"""
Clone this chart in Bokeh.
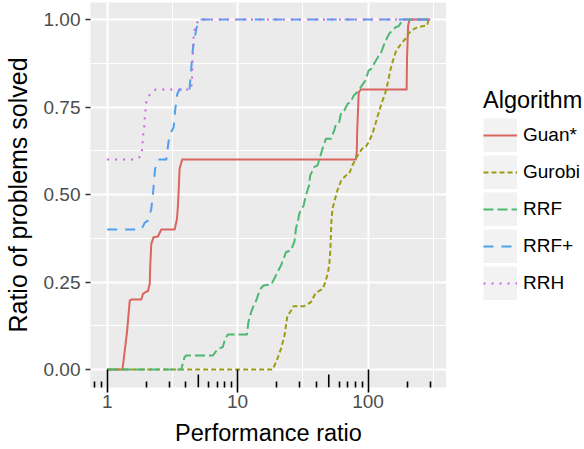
from bokeh.plotting import figure
from bokeh.layouts import row
from bokeh.models import (Range1d, FixedTicker, NumeralTickFormatter, Legend,
                          LegendItem, BasicTickFormatter)
from bokeh.embed import file_html
from bokeh.resources import INLINE

# ---------------- data ----------------
ALGORITHMS = ["Guan*", "Gurobi", "RRF", "RRF+", "RRH"]

guan_x = [1, 1.31, 1.36, 1.42, 1.49, 1.53, 1.83, 1.88, 1.97, 2.06, 2.12, 2.14,
          2.18, 2.27, 2.45, 2.6, 3.29, 3.43, 3.49, 3.55, 3.59, 3.76, 80.5, 82,
          82.5, 84.9, 88, 197.7, 199, 203, 208, 300]
guan_y = [0, 0, 0.05, 0.107, 0.197, 0.2, 0.2, 0.216, 0.221, 0.225, 0.245, 0.297,
          0.359, 0.378, 0.38, 0.4, 0.4, 0.43, 0.469, 0.526, 0.573, 0.6, 0.6, 0.621,
          0.678, 0.792, 0.8, 0.8, 0.888, 0.983, 1.0, 1.0]

gurobi_x = [1, 18.6, 20.2, 21.5, 22.9, 23.5, 24.1, 25.5, 26.8, 32.3, 36.4, 39.7,
            44.8, 47, 49, 50.4, 51.3, 51.9, 52.5, 53.4, 55.5, 58.1, 62.3, 67.5,
            71.6, 75.8, 80.5, 84.9, 90.2, 95.7, 101, 108, 114, 121, 128, 136, 142,
            148, 154, 163, 172, 183, 194, 204, 216, 239, 284, 290, 296]
gurobi_y = [0, 0, 0.031, 0.059, 0.097, 0.126, 0.154, 0.166, 0.181, 0.181, 0.192,
            0.219, 0.23, 0.249, 0.273, 0.297, 0.335, 0.383, 0.43, 0.459, 0.483,
            0.511, 0.54, 0.554, 0.559, 0.583, 0.602, 0.616, 0.631, 0.635, 0.649,
            0.673, 0.702, 0.735, 0.764, 0.792, 0.821, 0.854, 0.878, 0.907, 0.921,
            0.935, 0.945, 0.959, 0.969, 0.978, 0.983, 0.997, 1.0]

rrf_x = [1, 3.7, 3.92, 4.03, 6.46, 7.05, 7.7, 8.03, 8.42, 11.8, 12.1, 12.7, 13.3,
         13.9, 14.3, 14.9, 15.8, 18.1, 19.1, 20.2, 21.5, 23.5, 25.7, 27.3, 28.0,
         29.2, 29.7, 31, 32, 33.4, 35.3, 36.0, 38.6, 41, 44.8, 47.5, 51.9, 55.1,
         56.8, 60.1, 62.3, 65.7, 69.7, 73.6, 77.7, 84.9, 88, 95.7, 101, 106, 111,
         121, 125, 132, 139, 145, 154, 163, 172, 183, 190, 300]
rrf_y = [0, 0, 0.035, 0.04, 0.04, 0.059, 0.064, 0.088, 0.1, 0.1, 0.135, 0.164,
         0.183, 0.197, 0.211, 0.23, 0.24, 0.243, 0.259, 0.278, 0.297, 0.335, 0.341,
         0.366, 0.402, 0.43, 0.445, 0.461, 0.467, 0.497, 0.526, 0.554, 0.578, 0.583,
         0.631, 0.659, 0.659, 0.683, 0.702, 0.707, 0.735, 0.74, 0.759, 0.764, 0.783,
         0.797, 0.807, 0.826, 0.854, 0.859, 0.873, 0.897, 0.902, 0.926, 0.945,
         0.959, 0.969, 0.978, 0.981, 0.997, 1.0, 1.0]

rrfp_x = [1, 1.83, 1.94, 2.06, 2.18, 2.25, 2.33, 2.47, 2.84, 2.93, 3.0, 3.23, 3.32,
          3.45, 3.59, 4.28, 4.41, 4.54, 4.82, 5.1, 300]
rrfp_y = [0.4, 0.4, 0.419, 0.426, 0.459, 0.507, 0.573, 0.6, 0.6, 0.64, 0.669, 0.692,
          0.74, 0.788, 0.8, 0.8, 0.859, 0.916, 0.973, 1.0, 1.0]

rrh_x = [1, 1.675, 1.83, 1.86, 1.88, 1.92, 1.94, 1.97, 2.0, 2.12, 2.35, 4.41, 4.47,
         4.49, 4.51, 4.54, 4.56, 4.62, 4.74, 5.1, 300]
rrh_y = [0.6, 0.6, 0.611, 0.638, 0.664, 0.689, 0.716, 0.742, 0.767, 0.785, 0.8, 0.8,
         0.829, 0.853, 0.88, 0.906, 0.932, 0.958, 0.983, 1.0, 1.0]

X_MAJOR = [1, 10, 100]
X_LABELS = ["1", "10", "100"]
X_GRID_MINOR = [10 ** 0.5, 10 ** 1.5, 10 ** 2.5]
LOG_SHORT = [0.8, 0.9, 2, 3, 4, 6, 7, 8, 9, 20, 30, 40, 60, 70, 80, 90, 200, 300, 400]
LOG_MID = [5, 50]
Y_MAJOR = [0, 0.25, 0.5, 0.75, 1.0]
Y_MINOR = [0.125, 0.375, 0.625, 0.875]

# ---------------- styling ----------------
COLORS = ["#DA655E", "#9C9C12", "#4DB872", "#4FA0F0", "#CC62E8"]
DASHES = ["solid", "5 3", "10 4", "10 8", "2 6"]
FONT = "Liberation Sans"

X_LO, X_HI = 0.7452, 399.6
FRAME_H = 385
Y_MIN, Y_MAX = (369 - 387) / 350, (369 - 2) / 350

p = figure(width=446, height=449, x_axis_type="log",
           x_range=Range1d(X_LO, X_HI), y_range=Range1d(Y_MIN, Y_MAX),
           output_backend="svg", toolbar_location=None,
           min_border_left=89, min_border_right=0, min_border_top=2,
           min_border_bottom=62)
p.background_fill_color = "#EBEBEB"
p.border_fill_color = "white"
p.outline_line_color = None

# grids
p.xgrid.ticker = FixedTicker(ticks=X_MAJOR, minor_ticks=X_GRID_MINOR)
p.ygrid.ticker = FixedTicker(ticks=Y_MAJOR, minor_ticks=Y_MINOR)
for g in (p.xgrid, p.ygrid):
    g.grid_line_color = "white"
    g.grid_line_width = 2
    g.minor_grid_line_color = "white"
    g.minor_grid_line_width = 1

# x axis (with log ticks drawn inside, like annotation_logticks)
xa = p.xaxis[0]
xa.ticker = FixedTicker(ticks=X_MAJOR, minor_ticks=LOG_SHORT)
xa.formatter = BasicTickFormatter()
xa.major_label_overrides = {v: s for v, s in zip(X_MAJOR, X_LABELS)}
xa.axis_line_color = None
xa.major_tick_out = 5
xa.major_tick_in = 18
xa.minor_tick_out = 0
xa.minor_tick_in = 6
xa.major_tick_line_color = "black"
xa.minor_tick_line_color = "black"
xa.major_tick_line_width = 1.6
xa.minor_tick_line_width = 1.6
xa.major_label_text_font = FONT
xa.major_label_text_font_size = "19px"
xa.major_label_text_color = "#4D4D4D"
xa.major_label_standoff = 2
xa.axis_label = "Performance ratio"
xa.axis_label_text_font = FONT
xa.axis_label_text_font_size = "23.5px"
xa.axis_label_text_font_style = "normal"
xa.axis_label_text_color = "black"
xa.axis_label_standoff = 9

# y axis
ya = p.yaxis[0]
ya.ticker = FixedTicker(ticks=Y_MAJOR, minor_ticks=[])
ya.formatter = NumeralTickFormatter(format="0.00")
ya.axis_line_color = None
ya.major_tick_out = 5
ya.major_tick_in = 0
ya.minor_tick_line_color = None
ya.major_tick_line_color = "#333333"
ya.major_tick_line_width = 1.6
ya.major_label_text_font = FONT
ya.major_label_text_font_size = "19px"
ya.major_label_text_color = "#4D4D4D"
ya.major_label_standoff = 5
ya.axis_label = "Ratio of problems solved"
ya.axis_label_text_font = FONT
ya.axis_label_text_font_size = "25px"
ya.axis_label_text_font_style = "normal"
ya.axis_label_text_color = "black"
ya.axis_label_standoff = 9

# data lines
series = [(guan_x, guan_y), (gurobi_x, gurobi_y), (rrf_x, rrf_y),
          (rrfp_x, rrfp_y), (rrh_x, rrh_y)]
for (xs, ys), col, dash in zip(series, COLORS, DASHES):
    p.line(xs, ys, line_color=col, line_width=2, line_dash=dash, line_join="round")

# mid-length log ticks (at 5, 50)
mid_len = 13 * (Y_MAX - Y_MIN) / FRAME_H
p.segment(x0=LOG_MID, x1=LOG_MID, y0=[Y_MIN] * len(LOG_MID),
          y1=[Y_MIN + mid_len] * len(LOG_MID), line_color="black", line_width=1.6)

# ---------------- legend panel (separate figure to the right) ----------------
lg = figure(width=138, height=449, x_range=Range1d(0, 1), y_range=Range1d(0, 1),
            output_backend="svg", toolbar_location=None,
            x_axis_location=None, y_axis_location=None,
            min_border=0, outline_line_color=None)
lg.grid.visible = False
lg.background_fill_color = "white"
lg.border_fill_color = "white"

# single-point lines: nothing is drawn in the panel, only the legend keys
key_bg = lg.line(x=[0.5], y=[0.5], line_color="#F2F2F2", line_width=34,
                 line_cap="butt")
items = []
for name, col, dash in zip(ALGORITHMS, COLORS, DASHES):
    r = lg.line(x=[0.5], y=[0.5], line_color=col, line_width=2, line_dash=dash)
    items.append(LegendItem(label=name, renderers=[key_bg, r]))

legend = Legend(items=items, location=(37, 87), title="Algorithm",
                title_text_font=FONT, title_text_font_size="23.5px",
                title_text_font_style="normal", title_text_color="black",
                title_standoff=4,
                label_text_font=FONT, label_text_font_size="19px",
                label_text_color="black", label_standoff=6,
                glyph_width=34, glyph_height=34, spacing=3, padding=0, margin=0,
                border_line_color=None, background_fill_alpha=0)
lg.add_layout(legend, "center")

layout = row(p, lg, spacing=0)
open("out.html", "w").write(file_html(layout, INLINE))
"""
- [SET PROBLEM]:
Take the material above from its first line through the line holding "0.935, 0.945, 0.959, 0.969, 0.978, 0.983, 0.997, 1.0]" and set it down exactly, without the pictures.

- [COMPLETED TASK]:
Clone this chart in Bokeh.
from bokeh.plotting import figure
from bokeh.layouts import row
from bokeh.models import (Range1d, FixedTicker, NumeralTickFormatter, Legend,
                          LegendItem, BasicTickFormatter)
from bokeh.embed import file_html
from bokeh.resources import INLINE

# ---------------- data ----------------
ALGORITHMS = ["Guan*", "Gurobi", "RRF", "RRF+", "RRH"]

guan_x = [1, 1.31, 1.36, 1.42, 1.49, 1.53, 1.83, 1.88, 1.97, 2.06, 2.12, 2.14,
          2.18, 2.27, 2.45, 2.6, 3.29, 3.43, 3.49, 3.55, 3.59, 3.76, 80.5, 82,
          82.5, 84.9, 88, 197.7, 199, 203, 208, 300]
guan_y = [0, 0, 0.05, 0.107, 0.197, 0.2, 0.2, 0.216, 0.221, 0.225, 0.245, 0.297,
          0.359, 0.378, 0.38, 0.4, 0.4, 0.43, 0.469, 0.526, 0.573, 0.6, 0.6, 0.621,
          0.678, 0.792, 0.8, 0.8, 0.888, 0.983, 1.0, 1.0]

gurobi_x = [1, 18.6, 20.2, 21.5, 22.9, 23.5, 24.1, 25.5, 26.8, 32.3, 36.4, 39.7,
            44.8, 47, 49, 50.4, 51.3, 51.9, 52.5, 53.4, 55.5, 58.1, 62.3, 67.5,
            71.6, 75.8, 80.5, 84.9, 90.2, 95.7, 101, 108, 114, 121, 128, 136, 142,
            148, 154, 163, 172, 183, 194, 204, 216, 239, 284, 290, 296]
gurobi_y = [0, 0, 0.031, 0.059, 0.097, 0.126, 0.154, 0.166, 0.181, 0.181, 0.192,
            0.219, 0.23, 0.249, 0.273, 0.297, 0.335, 0.383, 0.43, 0.459, 0.483,
            0.511, 0.54, 0.554, 0.559, 0.583, 0.602, 0.616, 0.631, 0.635, 0.649,
            0.673, 0.702, 0.735, 0.764, 0.792, 0.821, 0.854, 0.878, 0.907, 0.921,
            0.935, 0.945, 0.959, 0.969, 0.978, 0.983, 0.997, 1.0]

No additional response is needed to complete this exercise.